*EXERCISE*
Produce a word-for-word copy of the listing below without its pictures.

— start —

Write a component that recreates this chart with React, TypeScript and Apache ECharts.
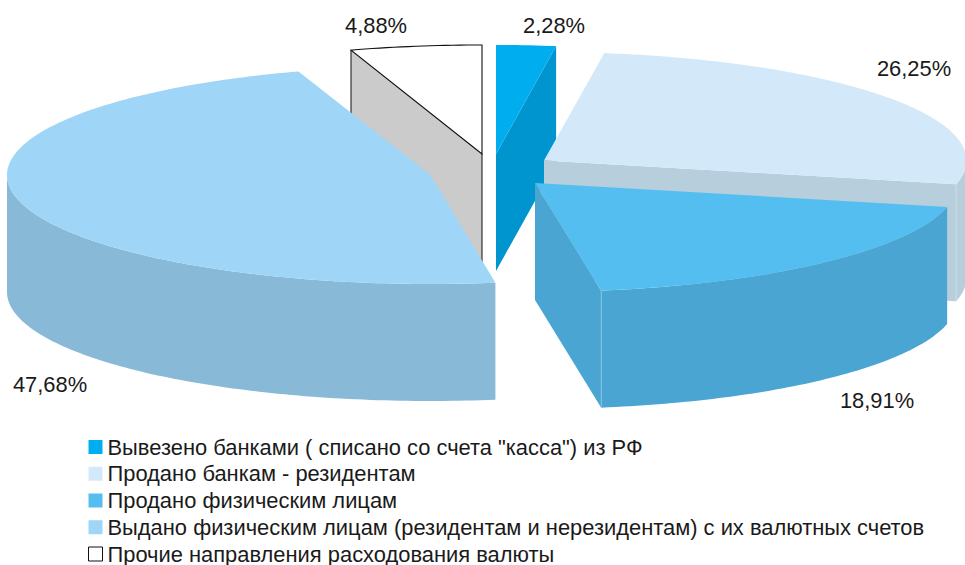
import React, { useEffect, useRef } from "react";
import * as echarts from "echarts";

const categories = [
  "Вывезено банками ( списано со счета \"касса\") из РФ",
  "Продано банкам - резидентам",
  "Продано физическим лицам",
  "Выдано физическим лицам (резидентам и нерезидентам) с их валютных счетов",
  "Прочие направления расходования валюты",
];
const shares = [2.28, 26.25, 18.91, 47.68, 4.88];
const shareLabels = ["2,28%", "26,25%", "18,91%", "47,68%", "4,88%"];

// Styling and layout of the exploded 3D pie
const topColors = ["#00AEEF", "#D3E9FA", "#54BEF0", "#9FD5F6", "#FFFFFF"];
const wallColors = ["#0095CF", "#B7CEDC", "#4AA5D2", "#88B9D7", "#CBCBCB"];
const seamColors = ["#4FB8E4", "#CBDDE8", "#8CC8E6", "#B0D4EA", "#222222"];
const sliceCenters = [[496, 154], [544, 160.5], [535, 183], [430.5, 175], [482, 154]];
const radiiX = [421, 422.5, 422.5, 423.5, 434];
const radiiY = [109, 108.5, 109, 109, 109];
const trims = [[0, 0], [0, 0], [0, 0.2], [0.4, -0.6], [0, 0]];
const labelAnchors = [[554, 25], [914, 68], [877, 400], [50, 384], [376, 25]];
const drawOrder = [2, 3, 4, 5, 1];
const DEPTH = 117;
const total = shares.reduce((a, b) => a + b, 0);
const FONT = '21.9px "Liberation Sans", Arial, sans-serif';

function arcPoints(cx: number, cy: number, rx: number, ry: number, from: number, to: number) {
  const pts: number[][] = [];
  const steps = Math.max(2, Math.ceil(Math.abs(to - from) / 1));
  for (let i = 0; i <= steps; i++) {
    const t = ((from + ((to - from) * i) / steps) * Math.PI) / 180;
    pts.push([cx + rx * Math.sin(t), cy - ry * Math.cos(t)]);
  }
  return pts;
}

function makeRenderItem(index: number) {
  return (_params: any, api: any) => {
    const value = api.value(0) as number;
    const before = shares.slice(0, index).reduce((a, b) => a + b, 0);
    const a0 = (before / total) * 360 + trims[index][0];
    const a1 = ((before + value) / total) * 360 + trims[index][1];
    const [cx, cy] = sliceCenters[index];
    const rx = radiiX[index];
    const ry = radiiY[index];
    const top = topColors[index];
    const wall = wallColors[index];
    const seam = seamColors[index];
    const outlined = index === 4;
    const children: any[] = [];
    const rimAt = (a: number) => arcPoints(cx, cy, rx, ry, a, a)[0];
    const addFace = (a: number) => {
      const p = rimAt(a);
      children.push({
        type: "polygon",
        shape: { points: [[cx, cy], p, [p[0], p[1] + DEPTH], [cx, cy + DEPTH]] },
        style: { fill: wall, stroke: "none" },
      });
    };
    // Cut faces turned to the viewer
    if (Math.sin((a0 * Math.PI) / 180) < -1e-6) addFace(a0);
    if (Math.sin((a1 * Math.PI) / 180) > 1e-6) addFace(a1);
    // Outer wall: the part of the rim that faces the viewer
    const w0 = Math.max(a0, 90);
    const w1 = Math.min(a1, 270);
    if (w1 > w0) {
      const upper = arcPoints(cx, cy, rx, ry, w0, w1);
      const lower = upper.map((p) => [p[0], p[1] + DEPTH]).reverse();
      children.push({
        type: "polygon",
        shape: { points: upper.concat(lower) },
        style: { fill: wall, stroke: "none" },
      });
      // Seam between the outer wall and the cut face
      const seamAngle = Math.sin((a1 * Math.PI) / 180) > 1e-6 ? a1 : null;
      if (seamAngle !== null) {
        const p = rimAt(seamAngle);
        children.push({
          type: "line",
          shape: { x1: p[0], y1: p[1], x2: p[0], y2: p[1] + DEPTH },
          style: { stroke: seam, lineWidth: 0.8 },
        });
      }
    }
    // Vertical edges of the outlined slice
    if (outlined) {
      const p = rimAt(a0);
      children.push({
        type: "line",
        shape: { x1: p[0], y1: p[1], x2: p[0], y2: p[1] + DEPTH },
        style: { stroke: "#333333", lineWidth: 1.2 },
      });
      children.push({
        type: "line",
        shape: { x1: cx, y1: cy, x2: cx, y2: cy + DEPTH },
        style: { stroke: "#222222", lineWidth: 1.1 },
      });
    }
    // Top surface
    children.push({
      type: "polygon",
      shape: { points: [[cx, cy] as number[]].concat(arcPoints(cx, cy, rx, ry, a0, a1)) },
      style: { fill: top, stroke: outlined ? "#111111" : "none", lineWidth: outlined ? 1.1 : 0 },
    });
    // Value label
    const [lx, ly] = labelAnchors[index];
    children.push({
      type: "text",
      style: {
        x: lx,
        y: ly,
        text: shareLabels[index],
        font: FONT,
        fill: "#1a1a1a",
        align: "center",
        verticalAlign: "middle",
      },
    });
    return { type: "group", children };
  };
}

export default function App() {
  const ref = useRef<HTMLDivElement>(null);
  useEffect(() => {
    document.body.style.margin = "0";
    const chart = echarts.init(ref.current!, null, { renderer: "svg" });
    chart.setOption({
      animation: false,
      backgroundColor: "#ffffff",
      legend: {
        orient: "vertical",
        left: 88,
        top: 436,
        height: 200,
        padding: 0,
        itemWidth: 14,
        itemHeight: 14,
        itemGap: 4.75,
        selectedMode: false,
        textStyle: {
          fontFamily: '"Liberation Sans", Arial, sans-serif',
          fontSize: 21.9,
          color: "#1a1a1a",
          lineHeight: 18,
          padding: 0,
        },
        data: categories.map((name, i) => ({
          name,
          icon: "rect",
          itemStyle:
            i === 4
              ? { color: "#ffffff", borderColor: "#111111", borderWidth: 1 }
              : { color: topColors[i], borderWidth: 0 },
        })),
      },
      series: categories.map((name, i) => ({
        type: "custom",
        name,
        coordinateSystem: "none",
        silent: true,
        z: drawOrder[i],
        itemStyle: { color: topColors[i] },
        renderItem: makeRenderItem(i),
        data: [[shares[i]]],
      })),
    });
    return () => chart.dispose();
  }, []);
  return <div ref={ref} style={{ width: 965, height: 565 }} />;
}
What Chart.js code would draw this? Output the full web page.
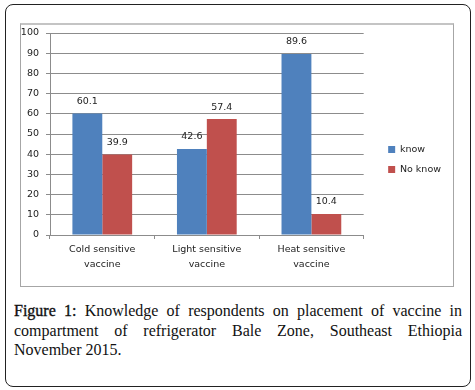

— end —

*FINISHED ANSWER*
Write a component that recreates this chart with React, TypeScript and Apache ECharts.
import React, { useEffect, useRef } from "react";
import * as echarts from "echarts";

const categories = [
  "Вывезено банками ( списано со счета \"касса\") из РФ",
  "Продано банкам - резидентам",
  "Продано физическим лицам",
  "Выдано физическим лицам (резидентам и нерезидентам) с их валютных счетов",
  "Прочие направления расходования валюты",
];
const shares = [2.28, 26.25, 18.91, 47.68, 4.88];
const shareLabels = ["2,28%", "26,25%", "18,91%", "47,68%", "4,88%"];

// Styling and layout of the exploded 3D pie
const topColors = ["#00AEEF", "#D3E9FA", "#54BEF0", "#9FD5F6", "#FFFFFF"];
const wallColors = ["#0095CF", "#B7CEDC", "#4AA5D2", "#88B9D7", "#CBCBCB"];
const seamColors = ["#4FB8E4", "#CBDDE8", "#8CC8E6", "#B0D4EA", "#222222"];
const sliceCenters = [[496, 154], [544, 160.5], [535, 183], [430.5, 175], [482, 154]];
const radiiX = [421, 422.5, 422.5, 423.5, 434];
const radiiY = [109, 108.5, 109, 109, 109];
const trims = [[0, 0], [0, 0], [0, 0.2], [0.4, -0.6], [0, 0]];
const labelAnchors = [[554, 25], [914, 68], [877, 400], [50, 384], [376, 25]];
const drawOrder = [2, 3, 4, 5, 1];
const DEPTH = 117;
const total = shares.reduce((a, b) => a + b, 0);
const FONT = '21.9px "Liberation Sans", Arial, sans-serif';

function arcPoints(cx: number, cy: number, rx: number, ry: number, from: number, to: number) {
  const pts: number[][] = [];
  const steps = Math.max(2, Math.ceil(Math.abs(to - from) / 1));
  for (let i = 0; i <= steps; i++) {
    const t = ((from + ((to - from) * i) / steps) * Math.PI) / 180;
    pts.push([cx + rx * Math.sin(t), cy - ry * Math.cos(t)]);
  }
  return pts;
}

function makeRenderItem(index: number) {
  return (_params: any, api: any) => {
    const value = api.value(0) as number;
    const before = shares.slice(0, index).reduce((a, b) => a + b, 0);
    const a0 = (before / total) * 360 + trims[index][0];
    const a1 = ((before + value) / total) * 360 + trims[index][1];
    const [cx, cy] = sliceCenters[index];
    const rx = radiiX[index];
    const ry = radiiY[index];
    const top = topColors[index];
    const wall = wallColors[index];
    const seam = seamColors[index];
    const outlined = index === 4;
    const children: any[] = [];
    const rimAt = (a: number) => arcPoints(cx, cy, rx, ry, a, a)[0];
    const addFace = (a: number) => {
      const p = rimAt(a);
      children.push({
        type: "polygon",
        shape: { points: [[cx, cy], p, [p[0], p[1] + DEPTH], [cx, cy + DEPTH]] },
        style: { fill: wall, stroke: "none" },
      });
    };
    // Cut faces turned to the viewer
    if (Math.sin((a0 * Math.PI) / 180) < -1e-6) addFace(a0);
    if (Math.sin((a1 * Math.PI) / 180) > 1e-6) addFace(a1);
    // Outer wall: the part of the rim that faces the viewer
    const w0 = Math.max(a0, 90);
    const w1 = Math.min(a1, 270);
    if (w1 > w0) {
      const upper = arcPoints(cx, cy, rx, ry, w0, w1);
      const lower = upper.map((p) => [p[0], p[1] + DEPTH]).reverse();
      children.push({
        type: "polygon",
        shape: { points: upper.concat(lower) },
        style: { fill: wall, stroke: "none" },
      });
      // Seam between the outer wall and the cut face
      const seamAngle = Math.sin((a1 * Math.PI) / 180) > 1e-6 ? a1 : null;
      if (seamAngle !== null) {
        const p = rimAt(seamAngle);
        children.push({
          type: "line",
          shape: { x1: p[0], y1: p[1], x2: p[0], y2: p[1] + DEPTH },
          style: { stroke: seam, lineWidth: 0.8 },
        });
      }
    }
    // Vertical edges of the outlined slice
    if (outlined) {
      const p = rimAt(a0);
      children.push({
        type: "line",
        shape: { x1: p[0], y1: p[1], x2: p[0], y2: p[1] + DEPTH },
        style: { stroke: "#333333", lineWidth: 1.2 },
      });
      children.push({
        type: "line",
        shape: { x1: cx, y1: cy, x2: cx, y2: cy + DEPTH },
        style: { stroke: "#222222", lineWidth: 1.1 },
      });
    }
    // Top surface
    children.push({
      type: "polygon",
      shape: { points: [[cx, cy] as number[]].concat(arcPoints(cx, cy, rx, ry, a0, a1)) },
      style: { fill: top, stroke: outlined ? "#111111" : "none", lineWidth: outlined ? 1.1 : 0 },
    });
    // Value label
    const [lx, ly] = labelAnchors[index];
    children.push({
      type: "text",
      style: {
        x: lx,
        y: ly,
        text: shareLabels[index],
        font: FONT,
        fill: "#1a1a1a",
        align: "center",
        verticalAlign: "middle",
      },
    });
    return { type: "group", children };
  };
}

export default function App() {
  const ref = useRef<HTMLDivElement>(null);
  useEffect(() => {
    document.body.style.margin = "0";
    const chart = echarts.init(ref.current!, null, { renderer: "svg" });
    chart.setOption({
      animation: false,
      backgroundColor: "#ffffff",
      legend: {
        orient: "vertical",
        left: 88,
        top: 436,
        height: 200,
        padding: 0,
        itemWidth: 14,
        itemHeight: 14,
        itemGap: 4.75,
        selectedMode: false,
        textStyle: {
          fontFamily: '"Liberation Sans", Arial, sans-serif',
          fontSize: 21.9,
          color: "#1a1a1a",
          lineHeight: 18,
          padding: 0,
        },
        data: categories.map((name, i) => ({
          name,
          icon: "rect",
          itemStyle:
            i === 4
              ? { color: "#ffffff", borderColor: "#111111", borderWidth: 1 }
              : { color: topColors[i], borderWidth: 0 },
        })),
      },
      series: categories.map((name, i) => ({
        type: "custom",
        name,
        coordinateSystem: "none",
        silent: true,
        z: drawOrder[i],
        itemStyle: { color: topColors[i] },
        renderItem: makeRenderItem(i),
        data: [[shares[i]]],
      })),
    });
    return () => chart.dispose();
  }, []);
  return <div ref={ref} style={{ width: 965, height: 565 }} />;
}
What Chart.js code would draw this? Output the full web page.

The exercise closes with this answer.